Skoro najbardziej znane i najczęściej wystawiane dramaty Wyspiańskiego — Wesele, Wyzwolenie, Warszawianka i Noc listopadowa — utraciły swą nośność i przestały wywoływać zbiorowe emocje przyszedł może czas na inne utwory. Nie ulega wątpliwości, że Sędziowie — poruszający sprawę winy i kary, Bożej i ludzkiej sprawiedliwości i stawiający zagadnienie stosunków wzajemnych Żydów i chrześcijan na poziomie tragicznego i nierozwiązywalnego splotu — są w stanie poruszyć współczesnego widza. Prawdziwą niespodzianką mogą być jednak nowe interpretacje Legendy czy Achilleis, ale przede wszystkim Akropolis.

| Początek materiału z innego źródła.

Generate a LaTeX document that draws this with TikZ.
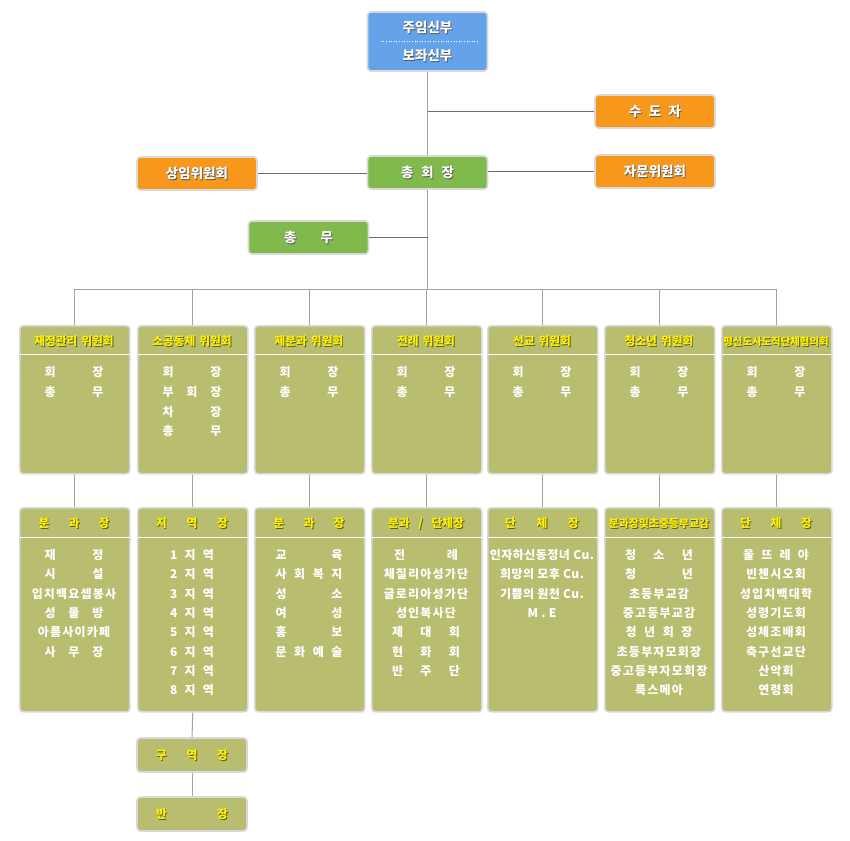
\documentclass[tikz,border=0pt]{standalone}
\usepackage{fontspec}
\setmainfont{Noto Sans CJK KR}
\newfontfamily\krsp[LetterSpace=10]{Noto Sans CJK KR}
\newfontfamily\krfive[LetterSpace=4]{Noto Sans CJK KR}
\newfontfamily\kr{Noto Sans CJK KR}
\usetikzlibrary{calc}
\definecolor{topblue}{HTML}{64A2EA}
\definecolor{toporange}{HTML}{F7981D}
\definecolor{topgreen}{HTML}{80BA4C}
\definecolor{boxolive}{HTML}{B8BD70}
\definecolor{boxborder}{HTML}{D9D9D9}
\definecolor{shadowc}{HTML}{5E5E26}
\definecolor{tshadow}{HTML}{555555}
\definecolor{treegray}{HTML}{A3A3A3}
\definecolor{branchgray}{HTML}{6E6E6E}
\newcommand{\spr}[2]{\makebox[#1pt][s]{#2}}
\newcommand{\ysh}[1]{\leavevmode\rlap{\kern0.9pt\raisebox{-0.9pt}{\color{shadowc}#1}}{\color{yellow}#1}}
\newcommand{\wsh}[1]{\leavevmode\rlap{\kern0.8pt\raisebox{-0.8pt}{\color{tshadow}#1}}{\color{white}#1}}
\begin{document}
\begin{tikzpicture}[x=1pt,y=-1pt,
  box/.style={draw=boxborder, line width=1.6pt, rounded corners=3.5pt, inner sep=0pt},
  topbox/.style={box, minimum width=120pt, minimum height=33pt},
  cbox/.style={box, fill=boxolive, minimum width=110pt, anchor=north west},
  toptext/.style={inner sep=0pt, font=\kr\bfseries\fontsize{13.5}{13.5}\selectfont, text height=10.5pt, text depth=1pt},
  head/.style={inner sep=0pt, font=\kr\bfseries\fontsize{11.7}{11.7}\selectfont, text height=9.6pt, text depth=0.8pt},
  body/.style={inner sep=0pt, text=white, font=\krsp\bfseries\fontsize{12}{12}\selectfont, text height=9.8pt, text depth=0.8pt},
  tree/.style={draw=treegray, line width=1pt},
  branch/.style={draw=branchgray, line width=1pt},
  sep/.style={draw=white, line width=1pt}]
\useasboundingbox (0,0) rectangle (850,840);

% ---------- top part ----------
\node[topbox, fill=topblue, minimum height=59pt] (pastor) at (427.5,41.5) {};
\node[toptext] (p1) at (427.5,28) {\wsh{주임신부}};
\node[toptext] (p2) at (427.5,56) {\wsh{보좌신부}};
\draw[white, dotted, line width=0.6pt] ($(pastor.west)+(14,0)$) -- ($(pastor.east)+(-10,0)$);

\node[topbox, fill=toporange] (sudoja) at (655,111.5) {};
\node[toptext] (sudojat) at (sudoja.center) {\wsh{\spr{52}{수\hfill 도\hfill 자}}};

\node[topbox, fill=topgreen] (chair) at (427.5,172.5) {};
\node[toptext] (chairt) at (chair.center) {\wsh{\spr{53}{총\hfill 회\hfill 장}}};

\node[topbox, fill=toporange] (sangim) at (197,173.5) {};
\node[toptext] (sangimt) at (sangim.center) {\wsh{상임위원회}};

\node[topbox, fill=toporange] (jamun) at (655,171.5) {};
\node[toptext] (jamunt) at (jamun.center) {\wsh{자문위원회}};

\node[topbox, fill=topgreen] (chongmu) at (308.5,237.5) {};
\node[toptext] (chongmut) at (chongmu.center) {\wsh{\spr{49}{총\hfill 무}}};

\coordinate (bar) at (427.5,289);

% ---------- committees ----------
\foreach \i/\xl in {1/19,2/137,3/254,4/371,5/487,6/604,7/721}{
  \node[cbox, minimum height=148pt] (c\i) at (\xl,325) {};
  \node[cbox, minimum height=204pt] (d\i) at (\xl,507) {};
  \draw[sep] ($(c\i.north west)+(1,29)$) -- ($(c\i.north east)+(-1,29)$);
  \draw[sep] ($(d\i.north west)+(1,30)$) -- ($(d\i.north east)+(-1,30)$);
}

% connectors
\draw[tree] (pastor.south) -- (chair.north);
\draw[tree] (chair.south) -- (bar);
\draw[tree] (c1.north |- bar) -- (c7.north |- bar);
\foreach \i in {1,...,7}{
  \draw[tree] (c\i.north |- bar) -- (c\i.north);
  \draw[tree] (c\i.south) -- (d\i.north);
}
\draw[branch] (sudoja.west) -- (sudoja.west -| pastor.south);
\draw[branch] (sangim.east) -- (sangim.east -| chair.west);
\draw[branch] (jamun.west -| chair.east) -- (jamun.west);
\draw[branch] (chongmu.east) -- (chongmu.east -| chair.south);

% committee headers
\node[head] (h1) at (74,341) {\ysh{재정관리\hspace{4pt}위원회}};
\node[head] (h2) at (192,341) {\ysh{소공동체\hspace{4pt}위원회}};
\node[head] (h3) at (309,341) {\ysh{제분과\hspace{4pt}위원회}};
\node[head] (h4) at (426,341) {\ysh{전례\hspace{4pt}위원회}};
\node[head] (h5) at (542,341) {\ysh{선교\hspace{4pt}위원회}};
\node[head] (h6) at (659,341) {\ysh{청소년\hspace{4pt}위원회}};
\node[head, font=\kr\bfseries\fontsize{10.4}{10.4}\selectfont] (h7) at (776,341) {\ysh{평신도사도직단체협의회}};

% committee bodies
\foreach \i/\xc in {1/74,3/309,4/426,5/542,6/659,7/776}{
  \node[body] (cb\i-1) at (\xc,372) {\spr{59}{회\hfill 장}};
  \node[body] (cb\i-2) at (\xc,392) {\spr{59}{총\hfill 무}};
}
\node[body] (cb2-1) at (192,372) {\spr{59}{회\hfill 장}};
\node[body] (cb2-2) at (192,392) {\spr{59}{부\hfill 회\hfill 장}};
\node[body] (cb2-3) at (192,411.5) {\spr{59}{차\hfill 장}};
\node[body] (cb2-4) at (192,431) {\spr{59}{총\hfill 무}};

% lower headers
\node[head] (k1) at (74,523) {\ysh{\spr{71}{분\hfill 과\hfill 장}}};
\node[head] (k2) at (192,523) {\ysh{\spr{72}{지\hfill 역\hfill 장}}};
\node[head] (k3) at (309,523) {\ysh{\spr{71}{분\hfill 과\hfill 장}}};
\node[head] (k4) at (426,523) {\ysh{\spr{76}{분과\hfill /\hfill 단체장}}};
\node[head] (k5) at (542,523) {\ysh{\spr{74}{단\hfill 체\hfill 장}}};
\node[head, font=\kr\bfseries\fontsize{10.9}{10.9}\selectfont] (k6) at (659,523) {\ysh{분과장및초중등부교감}};
\node[head] (k7) at (776,523) {\ysh{\spr{72}{단\hfill 체\hfill 장}}};

% lower bodies
\foreach [count=\k] \txt in {{\spr{59}{재\hfill 정}},{\spr{59}{시\hfill 설}},{입치백요셉봉사},{\spr{59}{성\hfill 물\hfill 방}},{아름사이카페},{\spr{59}{사\hfill 무\hfill 장}}}
  \node[body] (e1-\k) at (74,{555+19.3*(\k-1)}) {\txt};
\foreach \k in {1,...,8}
  \node[body] (e2-\k) at (192,{555+19.3*(\k-1)}) {\spr{44}{\k\hfill 지\hfill 역}};
\foreach [count=\k] \txt in {{\spr{67}{교\hfill 육}},{\spr{67}{사\hfill 회\hfill 복\hfill 지}},{\spr{67}{성\hfill 소}},{\spr{67}{여\hfill 성}},{\spr{67}{홍\hfill 보}},{\spr{67}{문\hfill 화\hfill 예\hfill 술}}}
  \node[body] (e3-\k) at (309,{555+19.3*(\k-1)}) {\txt};
\foreach [count=\k] \txt in {{\spr{64}{전\hfill 례}},{체칠리아성가단},{글로리아성가단},{성인복사단},{\spr{68}{제\hfill 대\hfill 회}},{\spr{68}{현\hfill 화\hfill 회}},{\spr{68}{반\hfill 주\hfill 단}}}
  \node[body] (e4-\k) at (426,{555+19.3*(\k-1)}) {\txt};
\foreach [count=\k] \txt in {{인자하신동정녀 Cu.},{희망의 모후 Cu.},{기쁨의 원천 Cu.},{M . E}}
  \node[body, font=\krfive\bfseries\fontsize{12}{12}\selectfont] (e5-\k) at (542,{555+19.3*(\k-1)}) {\txt};
\foreach [count=\k] \txt in {{\spr{68}{청\hfill 소\hfill 년}},{\spr{68}{청\hfill 년}},{초등부교감},{중고등부교감},{\spr{67}{청\hfill 년\hfill 회\hfill 장}},{초등부자모회장},{중고등부자모회장},{룩스메아}}
  \node[body] (e6-\k) at (659,{555+19.3*(\k-1)}) {\txt};
\foreach [count=\k] \txt in {{\spr{66}{울\hfill 뜨\hfill 레\hfill 야}},{빈첸시오회},{성입치백대학},{성령기도회},{성체조배회},{축구선교단},{산악회},{연령회}}
  \node[body] (e7-\k) at (776,{555+19.3*(\k-1)}) {\txt};

% sub boxes
\node[box, fill=boxolive, minimum width=110pt, minimum height=34pt] (guyeok) at (192,755) {};
\node[head] (guyeokt) at (guyeok.center) {\ysh{\spr{72}{구\hfill 역\hfill 장}}};
\node[box, fill=boxolive, minimum width=110pt, minimum height=34pt] (banjang) at (192,814) {};
\node[head] (banjangt) at (banjang.center) {\ysh{\spr{72}{반\hfill 장}}};
\draw[tree] (d2.south) -- (guyeok.north);
\draw[tree] (guyeok.south) -- (banjang.north);
\end{tikzpicture}
\end{document}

Nie jest przypadkiem, że tuż przed śmiercią Konrad Swinarski przymierzał się do inscenizacji Akropolis, twierdząc, że jest to utwór jakby dla niego napisany i zarazem w dorobku Wyspiańskiego najbardziej uniwersalny. Dramat ten stawia przed reżyserem rozmaitej natury trudności, z którymi uporanie się przypomina rozwiązywanie zagadnienia kwadratury koła. Są to przecież, na dobry ład, cztery dramaty w jednym. Obok niezwykle złożonego planu symbolicznego istnieją w Akropolis bardzo realnie i zmysłowo przedstawione sceny. Dramat ten łączący pozornie nie przystające do siebie elementy, zderzający ze sobą całkowicie odmienne tradycje, przechodzący gwałtownie z jednej tonacji w drugą, wydaje się szczególnie przystawać do współczesnych gustów. Być może poprzez Akropolis, dramat, który otwiera orgia seksualna a zamyka obraz apokalipsy, Wyspiański jest w stanie najsilniej przemówić do dzisiejszej widowni.